We have at least three days of the roast-a-rama ahead, so it’s ride early or not at all. Hunker down in the air conditioning like we did as kids at Randolph AFB outside San Antone. You were either marinating in poisons and pee at the O-club pool or camped out in front of the Fedders window unit, playing Monopoly. Venture outside and you’d sink into the tarry streets like a dinosaur at La Brea, later to mystify alien archaeologists.
The God of the Tar People, discovered when a skeleton was unearthed by Vulcan archaeologists sometime in the distant future. Historical note: Like many a cartoonist, F.O. Alexander got stiffed for his work drawing characters for Monopoly.
“Chlorine must have been an essential nutrient for these semiaquatic creatures. And their god appears to have been this fellow with the archaic headgear and outlandish facial hair, who seems possessed of astonishing wealth.”
The Masi Speciale Randonneur review for Adventure Cyclist has been shipped, as has the August cartoon for Bicycle Retailer. I’m been thinking not very hard about an episode of Radio Free Dogpatch, but it seems podcasts are so 15 minutes ago, just like blogs. Or phrases like “so 15 minutes ago.”
In other news, Ginger Hitler has taken his song-and-dance routine to another Nuremberg rally, where he debuted a new three-syllable chant (he’s a man of few words, which is to say he only knows a few). A new low? Not for long, according to Kevin Drum at MoJo.
And finally, Le Shew Bigge is heading into the Pyrenees, just in time for Zoom-Zoom Froome — who is absent while recovering from a nasty pre-Tour get-off — to be named champion of the 2011 Vuelta a España after Juan José Cobo rang the Dope-O-Meter®.
Yes, that’s 2011. We’re not all the way back to 1934 yet, but we certainly seem headed in that direction.
Behind the garage the sun is working its leisurely way up the east side of the Sandias.
Otro día, otro dolár.
Bicycle Retailer wants a cartoon, and Adventure Cyclist wants reviews. It’s a beautiful day in the neighborhood. All is well, save for … well, you know.
Swear to God, this pendejo is gonna start strolling around with his little orange dingus hanging out, because why not?
Now, the Secret Service doesn’t have anything to fear from me, because I am renowned as a man of peace. But if some itty bitty brown woman with an interest in MMA were to start slapping all the rabies out of Orange Julius Caesar on CNN at prime time, well, I’d probably watch.
Speaking of spectacles, I am not watching Le Tour, though I check in from time to time via Cyclingnews or The Guardian. However, friends are over in Frogland for a closer look at La Grande Boucle.
One couple recently relocated from ’Burque to Lyon, which enjoyed a ride-by during stage eight, from Mâcon to Saint-Étienne. Another is just visiting, but I forget which stage they get to see. One more than me, I expect.

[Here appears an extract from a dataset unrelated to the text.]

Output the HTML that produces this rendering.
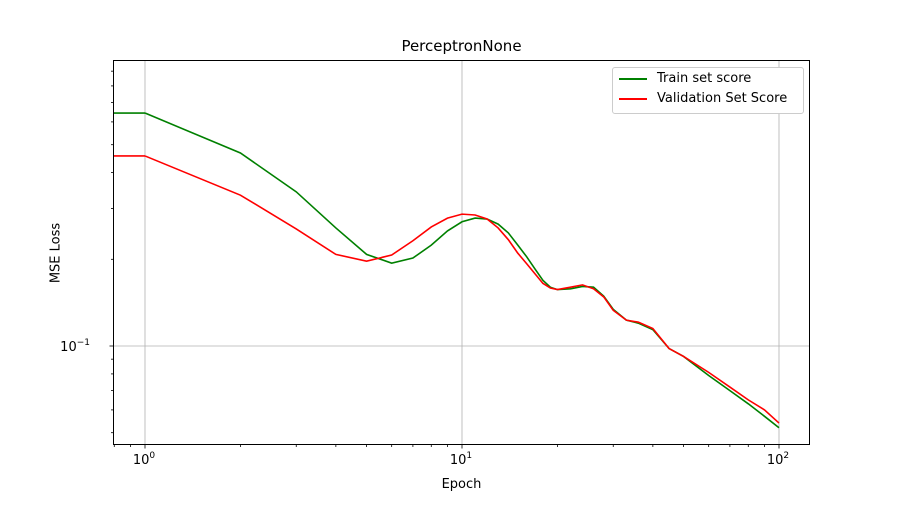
<!DOCTYPE html>
<html><head><meta charset="utf-8"><style>
body{margin:0;background:#fff;font-family:"Liberation Sans","DejaVu Sans",sans-serif}
svg text{font-family:"DejaVu Sans","Liberation Sans",sans-serif;fill:#000}
</style></head><body>
<svg id="chart" width="900" height="500"></svg>
<script>
const epochs=[1,2,3,4,5,6,7,8,9,10,11,12,13,14,15,16,17,18,19,20,22,24,26,28,30,33,36,40,45,50,60,70,80,90,100];
const trainScores=[0.644,0.468,0.343,0.257,0.208,0.194,0.202,0.224,0.251,0.270,0.278,0.276,0.265,0.247,0.224,0.204,0.185,0.169,0.160,0.157,0.158,0.161,0.160,0.149,0.134,0.123,0.120,0.114,0.098,0.092,0.079,0.070,0.063,0.057,0.052];
const valScores=[0.457,0.334,0.255,0.208,0.197,0.207,0.232,0.259,0.278,0.287,0.285,0.276,0.257,0.234,0.210,0.193,0.178,0.165,0.159,0.157,0.160,0.163,0.158,0.148,0.133,0.123,0.121,0.115,0.098,0.092,0.081,0.072,0.065,0.060,0.054];
const xMajor=[1,10,100];
const xLabels=["0","1","2"];
const NS="http://www.w3.org/2000/svg";
const svg=document.getElementById('chart');
const L=113,R=810,T=60,B=445;
const x=v=>145+317*Math.log10(v);
const y=v=>346-288*(Math.log10(v)+1);
function el(t,a,p){const e=document.createElementNS(NS,t);for(const k in a)e.setAttribute(k,a[k]);(p||svg).appendChild(e);return e;}
xMajor.forEach(v=>{const g=el('line',{x1:x(v),x2:x(v),y1:T,y2:B,stroke:'#b0b0b0','stroke-width':0.8});

});
const gy=el('line',{x1:L,x2:R,y1:y(0.1),y2:y(0.1),stroke:'#b0b0b0','stroke-width':0.8});


for(let d=-1;d<=2;d++)for(let m=1;m<10;m++){const v=m*Math.pow(10,d);const px=x(v);if(px<L||px>R)continue;
el('line',{x1:px,x2:px,y1:B,y2:B+(m==1?3.5:2),stroke:'#000','stroke-width':0.8});}
xMajor.forEach((v,i)=>{const t=el('text',{x:x(v)-1,y:B+19,'font-size':13,'text-anchor':'middle'});t.textContent='10';
const s=el('tspan',{dy:-6,'font-size':9},t);s.textContent=xLabels[i];

});
for(let d=-2;d<=0;d++)for(let m=1;m<10;m++){const v=m*Math.pow(10,d);const py=y(v);if(py<T||py>B)continue;
el('line',{x1:L,x2:L-(m==1?3.5:2),y1:py,y2:py,stroke:'#000','stroke-width':0.8});}
const yt=el('text',{x:90,y:y(0.1)+5,'font-size':13,'text-anchor':'end'});yt.textContent='10';
const ys=el('tspan',{dy:-6,'font-size':9},yt);ys.textContent='−1';


function line(vals,color,name){const p=el('polyline',{points:epochs.map((e,i)=>x(e)+','+y(vals[i])).join(' '),fill:'none',stroke:color,'stroke-width':1.6});

}
line(trainScores,'green','train-line');
line(valScores,'red','validation-line');
el('line',{x1:L,x2:x(1),y1:y(trainScores[0]),y2:y(trainScores[0]),stroke:'green','stroke-width':1.6});
el('line',{x1:L,x2:x(1),y1:y(valScores[0]),y2:y(valScores[0]),stroke:'red','stroke-width':1.6});
el('rect',{x:L+0.5,y:T+0.5,width:R-L-1,height:B-T-1,fill:'none',stroke:'#000','stroke-width':1});
</script>
<div style="position:absolute;left:0;top:0;width:900px;height:500px;pointer-events:none">
<div style="position:absolute;left:0;width:923px;top:37px;text-align:center;font-size:15px;font-family:'DejaVu Sans',sans-serif">PerceptronNone</div>
<div style="position:absolute;left:0;width:923px;top:477px;text-align:center;font-size:13px;font-family:'DejaVu Sans',sans-serif">Epoch</div>
<div style="position:absolute;left:56px;top:253px;transform:translate(-50%,-50%) rotate(-90deg);font-size:13px;white-space:nowrap;font-family:'DejaVu Sans',sans-serif">MSE Loss</div>
<div style="position:absolute;left:612px;top:67px;width:190px;height:45px;border:1px solid #ccc;border-radius:3px;background:#fff;font-size:13px;font-family:'DejaVu Sans',sans-serif">
<div style="position:absolute;left:6px;top:3px;white-space:nowrap"><span style="display:inline-block;width:28px;border-top:2px solid green;vertical-align:middle;margin-right:10px"></span>Train set score</div>
<div style="position:absolute;left:6px;top:23px;white-space:nowrap"><span style="display:inline-block;width:28px;border-top:2px solid red;vertical-align:middle;margin-right:10px"></span>Validation Set Score</div>
</div></div>
</body></html>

As far as I know, neither couple is motoring around in a Citroën 2CV. But they could be.
MAGA, etc., et al., and so on and so forth. I’d speculate as to whether Art O. DeDeal is trying to croak the bike biz because of the relentless roasting I’ve given him, but he doesn’t know Schwinn from Shinola.
He apparently wants everyone else to lose money the way he did.